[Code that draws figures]
------------

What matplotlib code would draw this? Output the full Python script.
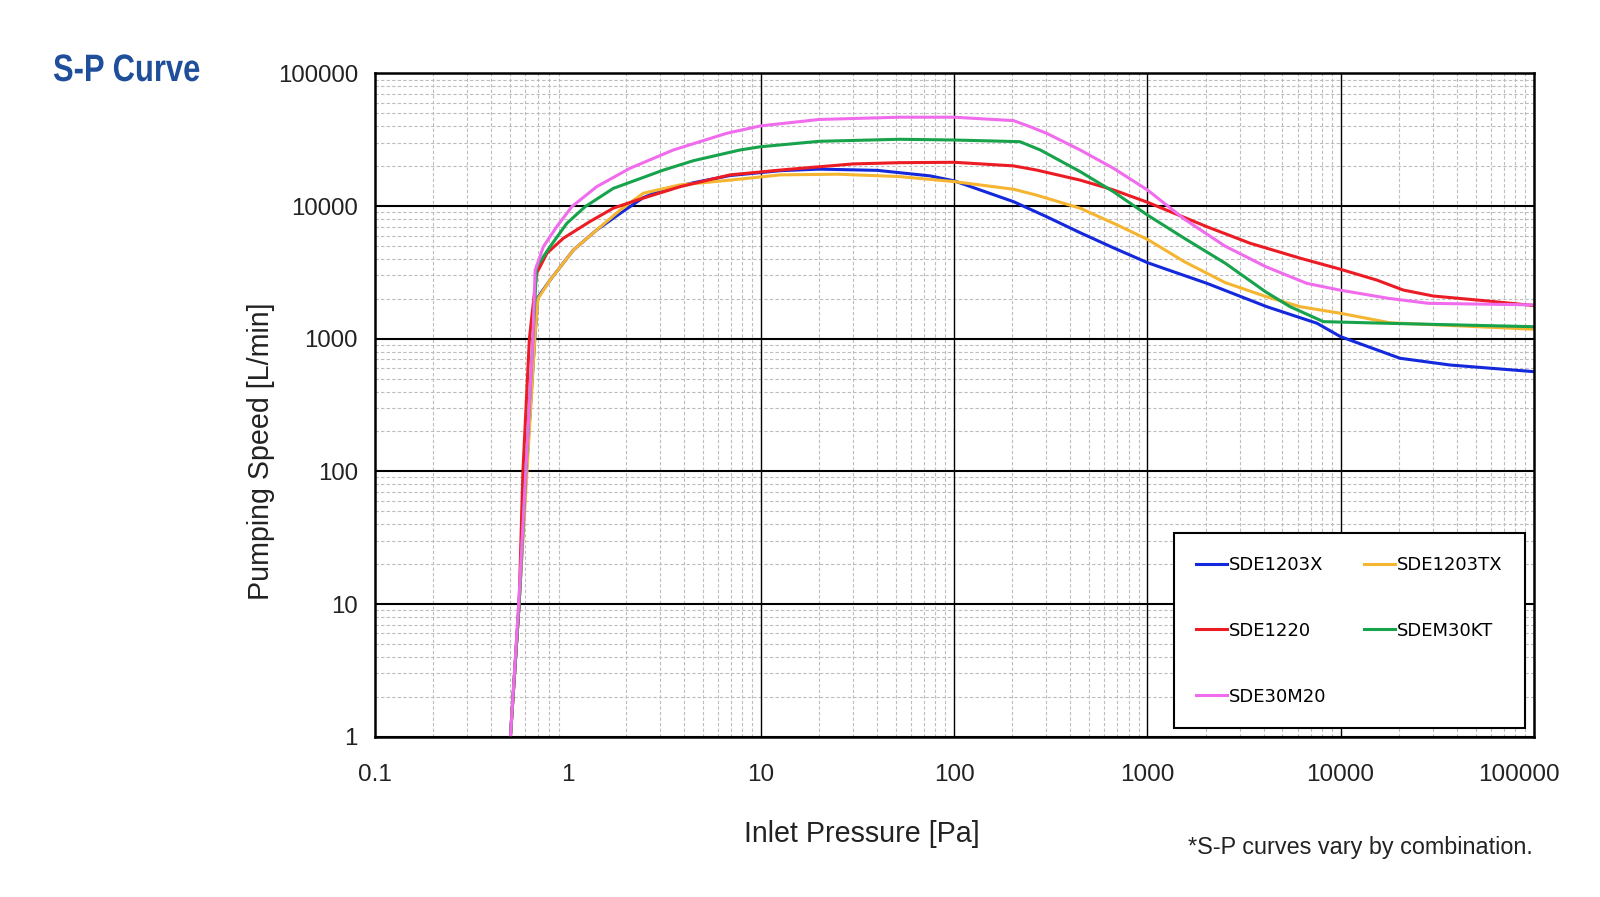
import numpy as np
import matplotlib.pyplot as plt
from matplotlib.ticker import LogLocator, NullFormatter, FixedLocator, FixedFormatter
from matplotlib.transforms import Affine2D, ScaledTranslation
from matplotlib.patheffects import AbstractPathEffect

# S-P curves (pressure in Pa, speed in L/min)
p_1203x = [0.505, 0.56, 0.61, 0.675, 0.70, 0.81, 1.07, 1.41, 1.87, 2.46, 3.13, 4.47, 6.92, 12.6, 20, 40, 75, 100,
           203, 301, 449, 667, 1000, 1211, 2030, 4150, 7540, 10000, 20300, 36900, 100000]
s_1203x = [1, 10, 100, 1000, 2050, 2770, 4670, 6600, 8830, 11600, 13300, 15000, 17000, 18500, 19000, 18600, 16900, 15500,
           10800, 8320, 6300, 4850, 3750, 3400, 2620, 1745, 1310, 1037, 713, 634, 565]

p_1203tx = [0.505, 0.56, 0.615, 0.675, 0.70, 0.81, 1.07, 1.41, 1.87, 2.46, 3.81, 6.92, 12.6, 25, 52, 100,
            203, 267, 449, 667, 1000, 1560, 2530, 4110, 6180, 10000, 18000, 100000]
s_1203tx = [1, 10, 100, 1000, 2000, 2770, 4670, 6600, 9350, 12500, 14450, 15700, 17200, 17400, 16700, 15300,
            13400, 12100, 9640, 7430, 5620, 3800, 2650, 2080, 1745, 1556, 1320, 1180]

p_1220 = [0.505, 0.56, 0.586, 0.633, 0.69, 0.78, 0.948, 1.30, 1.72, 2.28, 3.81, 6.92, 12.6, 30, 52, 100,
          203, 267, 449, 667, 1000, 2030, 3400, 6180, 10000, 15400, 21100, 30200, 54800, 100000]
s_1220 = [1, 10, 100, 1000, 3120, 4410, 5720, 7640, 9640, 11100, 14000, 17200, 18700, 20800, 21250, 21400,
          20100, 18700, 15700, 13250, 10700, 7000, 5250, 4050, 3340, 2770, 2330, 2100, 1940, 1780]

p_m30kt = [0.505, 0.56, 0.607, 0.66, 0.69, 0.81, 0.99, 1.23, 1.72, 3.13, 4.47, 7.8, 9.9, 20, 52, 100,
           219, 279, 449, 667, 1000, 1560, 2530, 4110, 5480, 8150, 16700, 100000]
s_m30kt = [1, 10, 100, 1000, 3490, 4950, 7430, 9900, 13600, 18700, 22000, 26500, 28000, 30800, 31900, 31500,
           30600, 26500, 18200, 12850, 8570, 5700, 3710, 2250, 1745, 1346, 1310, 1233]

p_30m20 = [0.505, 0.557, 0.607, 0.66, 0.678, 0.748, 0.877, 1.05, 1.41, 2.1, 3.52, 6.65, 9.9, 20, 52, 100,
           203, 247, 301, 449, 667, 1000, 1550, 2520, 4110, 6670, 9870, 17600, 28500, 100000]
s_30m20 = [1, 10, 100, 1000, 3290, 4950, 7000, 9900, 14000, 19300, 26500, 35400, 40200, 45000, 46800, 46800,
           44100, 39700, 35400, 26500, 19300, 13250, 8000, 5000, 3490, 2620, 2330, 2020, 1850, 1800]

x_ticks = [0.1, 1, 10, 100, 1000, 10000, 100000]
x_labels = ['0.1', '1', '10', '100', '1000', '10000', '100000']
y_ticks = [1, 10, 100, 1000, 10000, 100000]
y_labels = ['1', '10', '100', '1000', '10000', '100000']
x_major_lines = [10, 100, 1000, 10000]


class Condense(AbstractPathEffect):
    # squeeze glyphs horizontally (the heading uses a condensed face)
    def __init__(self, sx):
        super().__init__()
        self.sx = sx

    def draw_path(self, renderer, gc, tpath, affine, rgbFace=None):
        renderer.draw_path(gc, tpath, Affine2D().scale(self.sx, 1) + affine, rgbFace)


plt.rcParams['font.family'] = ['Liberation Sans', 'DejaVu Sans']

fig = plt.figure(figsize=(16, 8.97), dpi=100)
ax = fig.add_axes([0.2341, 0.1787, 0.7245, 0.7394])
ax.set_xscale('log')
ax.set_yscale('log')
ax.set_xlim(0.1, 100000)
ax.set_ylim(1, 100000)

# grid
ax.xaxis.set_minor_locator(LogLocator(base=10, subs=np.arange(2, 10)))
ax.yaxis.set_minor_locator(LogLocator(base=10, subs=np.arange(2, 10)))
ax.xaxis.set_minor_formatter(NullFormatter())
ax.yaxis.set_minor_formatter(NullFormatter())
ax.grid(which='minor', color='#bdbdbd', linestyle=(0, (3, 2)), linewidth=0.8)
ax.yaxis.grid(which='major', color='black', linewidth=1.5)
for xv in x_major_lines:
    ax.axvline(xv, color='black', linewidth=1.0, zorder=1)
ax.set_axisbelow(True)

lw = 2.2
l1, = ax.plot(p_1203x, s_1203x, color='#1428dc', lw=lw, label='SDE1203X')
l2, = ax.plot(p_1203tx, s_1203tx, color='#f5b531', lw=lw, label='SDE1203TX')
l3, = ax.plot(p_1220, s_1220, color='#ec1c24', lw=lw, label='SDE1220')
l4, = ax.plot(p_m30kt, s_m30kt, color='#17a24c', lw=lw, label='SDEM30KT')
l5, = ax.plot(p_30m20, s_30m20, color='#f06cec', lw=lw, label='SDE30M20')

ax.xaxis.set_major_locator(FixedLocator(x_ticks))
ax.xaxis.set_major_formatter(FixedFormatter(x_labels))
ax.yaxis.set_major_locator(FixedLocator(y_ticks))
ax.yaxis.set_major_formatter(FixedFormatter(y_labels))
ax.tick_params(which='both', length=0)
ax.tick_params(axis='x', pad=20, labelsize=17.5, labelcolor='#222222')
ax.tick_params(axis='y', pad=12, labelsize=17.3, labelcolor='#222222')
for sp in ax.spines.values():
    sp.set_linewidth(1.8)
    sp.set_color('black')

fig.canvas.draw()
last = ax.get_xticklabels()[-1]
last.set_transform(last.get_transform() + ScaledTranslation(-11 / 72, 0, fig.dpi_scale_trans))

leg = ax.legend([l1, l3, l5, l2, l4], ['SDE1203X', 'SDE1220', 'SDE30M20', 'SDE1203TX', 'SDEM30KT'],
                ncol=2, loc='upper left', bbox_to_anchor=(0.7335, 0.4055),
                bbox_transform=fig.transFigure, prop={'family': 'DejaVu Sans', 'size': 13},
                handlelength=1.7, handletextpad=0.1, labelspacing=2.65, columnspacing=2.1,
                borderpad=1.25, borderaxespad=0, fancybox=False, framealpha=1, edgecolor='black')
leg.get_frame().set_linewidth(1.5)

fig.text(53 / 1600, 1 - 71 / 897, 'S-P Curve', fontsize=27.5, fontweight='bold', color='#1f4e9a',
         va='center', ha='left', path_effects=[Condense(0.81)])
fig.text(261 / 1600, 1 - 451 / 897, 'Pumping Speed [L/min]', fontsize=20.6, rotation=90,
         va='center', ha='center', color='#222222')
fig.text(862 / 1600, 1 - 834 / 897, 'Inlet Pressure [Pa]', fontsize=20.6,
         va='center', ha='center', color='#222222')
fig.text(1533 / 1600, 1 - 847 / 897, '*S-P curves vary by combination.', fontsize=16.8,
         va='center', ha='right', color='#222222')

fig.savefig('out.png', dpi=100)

------------

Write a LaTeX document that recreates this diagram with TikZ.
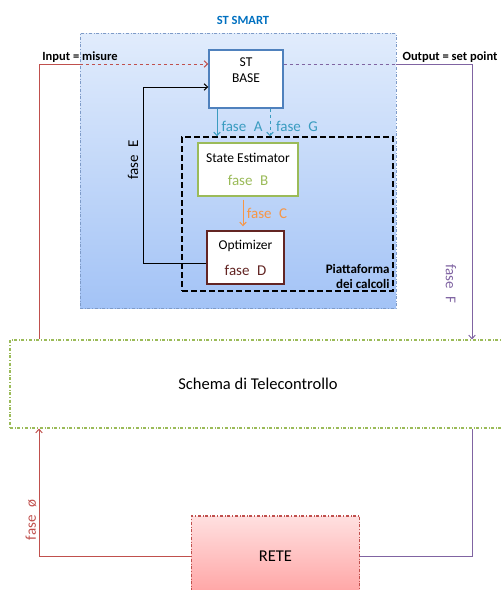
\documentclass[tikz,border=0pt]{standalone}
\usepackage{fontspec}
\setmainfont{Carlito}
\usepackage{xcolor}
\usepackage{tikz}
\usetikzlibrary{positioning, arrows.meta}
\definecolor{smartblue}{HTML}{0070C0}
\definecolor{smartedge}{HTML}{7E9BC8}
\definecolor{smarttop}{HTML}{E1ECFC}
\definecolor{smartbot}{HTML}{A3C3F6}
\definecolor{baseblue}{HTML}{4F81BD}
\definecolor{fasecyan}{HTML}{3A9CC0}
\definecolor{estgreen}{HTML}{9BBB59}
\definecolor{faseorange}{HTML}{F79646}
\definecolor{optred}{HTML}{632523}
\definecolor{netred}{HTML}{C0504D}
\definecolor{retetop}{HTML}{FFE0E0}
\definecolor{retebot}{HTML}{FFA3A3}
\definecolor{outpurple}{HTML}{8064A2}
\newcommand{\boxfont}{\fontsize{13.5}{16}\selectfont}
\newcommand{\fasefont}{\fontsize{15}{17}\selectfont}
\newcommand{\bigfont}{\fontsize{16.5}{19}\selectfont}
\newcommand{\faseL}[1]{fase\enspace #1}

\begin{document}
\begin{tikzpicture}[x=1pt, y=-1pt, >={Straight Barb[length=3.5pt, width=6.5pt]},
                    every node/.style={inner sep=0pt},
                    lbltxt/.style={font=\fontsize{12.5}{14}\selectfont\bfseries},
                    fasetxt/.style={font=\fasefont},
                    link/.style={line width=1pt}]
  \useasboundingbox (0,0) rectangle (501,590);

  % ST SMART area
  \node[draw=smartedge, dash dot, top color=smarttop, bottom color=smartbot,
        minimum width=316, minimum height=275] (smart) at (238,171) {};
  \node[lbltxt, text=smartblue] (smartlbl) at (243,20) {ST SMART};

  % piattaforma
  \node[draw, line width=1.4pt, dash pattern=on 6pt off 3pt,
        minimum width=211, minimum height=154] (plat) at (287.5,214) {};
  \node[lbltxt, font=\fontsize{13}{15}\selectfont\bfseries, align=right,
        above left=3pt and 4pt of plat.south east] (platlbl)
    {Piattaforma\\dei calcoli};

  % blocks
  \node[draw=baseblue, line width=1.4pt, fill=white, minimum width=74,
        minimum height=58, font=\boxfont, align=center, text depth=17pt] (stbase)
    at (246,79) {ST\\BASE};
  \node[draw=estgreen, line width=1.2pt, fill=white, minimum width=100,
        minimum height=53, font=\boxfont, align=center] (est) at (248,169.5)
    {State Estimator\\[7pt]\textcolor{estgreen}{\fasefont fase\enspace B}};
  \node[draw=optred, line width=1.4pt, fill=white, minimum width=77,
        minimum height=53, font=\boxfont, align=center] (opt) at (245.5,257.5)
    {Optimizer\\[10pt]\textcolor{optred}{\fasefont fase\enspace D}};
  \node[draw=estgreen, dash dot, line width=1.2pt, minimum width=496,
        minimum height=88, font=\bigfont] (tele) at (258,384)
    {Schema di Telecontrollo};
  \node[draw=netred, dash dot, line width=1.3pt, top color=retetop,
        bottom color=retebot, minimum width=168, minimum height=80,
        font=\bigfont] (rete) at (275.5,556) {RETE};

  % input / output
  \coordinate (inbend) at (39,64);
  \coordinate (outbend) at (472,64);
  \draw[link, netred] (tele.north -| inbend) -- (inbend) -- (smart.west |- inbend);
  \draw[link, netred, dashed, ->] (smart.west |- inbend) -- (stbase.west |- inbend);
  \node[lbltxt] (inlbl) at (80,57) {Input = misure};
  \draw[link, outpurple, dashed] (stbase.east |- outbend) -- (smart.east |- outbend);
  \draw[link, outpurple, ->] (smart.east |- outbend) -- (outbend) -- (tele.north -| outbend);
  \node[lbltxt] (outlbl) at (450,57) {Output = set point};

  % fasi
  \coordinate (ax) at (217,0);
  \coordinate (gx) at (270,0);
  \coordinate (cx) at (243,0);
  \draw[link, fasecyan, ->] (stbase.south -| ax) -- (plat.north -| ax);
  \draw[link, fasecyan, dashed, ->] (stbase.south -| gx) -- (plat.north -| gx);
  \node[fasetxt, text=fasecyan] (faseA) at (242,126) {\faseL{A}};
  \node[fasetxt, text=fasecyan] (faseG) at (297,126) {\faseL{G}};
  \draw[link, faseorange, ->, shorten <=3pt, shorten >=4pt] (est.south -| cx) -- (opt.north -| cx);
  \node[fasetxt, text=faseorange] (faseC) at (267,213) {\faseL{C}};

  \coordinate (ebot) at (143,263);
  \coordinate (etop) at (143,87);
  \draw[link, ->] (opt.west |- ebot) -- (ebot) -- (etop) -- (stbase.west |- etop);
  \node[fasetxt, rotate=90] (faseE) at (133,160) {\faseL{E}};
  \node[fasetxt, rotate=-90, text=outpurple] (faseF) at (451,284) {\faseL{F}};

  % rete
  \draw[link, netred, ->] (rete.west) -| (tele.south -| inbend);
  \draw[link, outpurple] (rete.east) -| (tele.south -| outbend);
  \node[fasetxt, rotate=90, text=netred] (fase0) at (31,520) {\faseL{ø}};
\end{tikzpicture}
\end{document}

------------

◆ **TASK PROMPT**:
What's needed is an exact copy of the records above from the line containing "What matplotlib code" down to the line containing "from matplotlib.patheffects import", both included, without any pictures.

◆ **EXERCISE ANSWER**:
What matplotlib code would draw this? Output the full Python script.
import numpy as np
import matplotlib.pyplot as plt
from matplotlib.ticker import LogLocator, NullFormatter, FixedLocator, FixedFormatter
from matplotlib.transforms import Affine2D, ScaledTranslation
from matplotlib.patheffects import AbstractPathEffect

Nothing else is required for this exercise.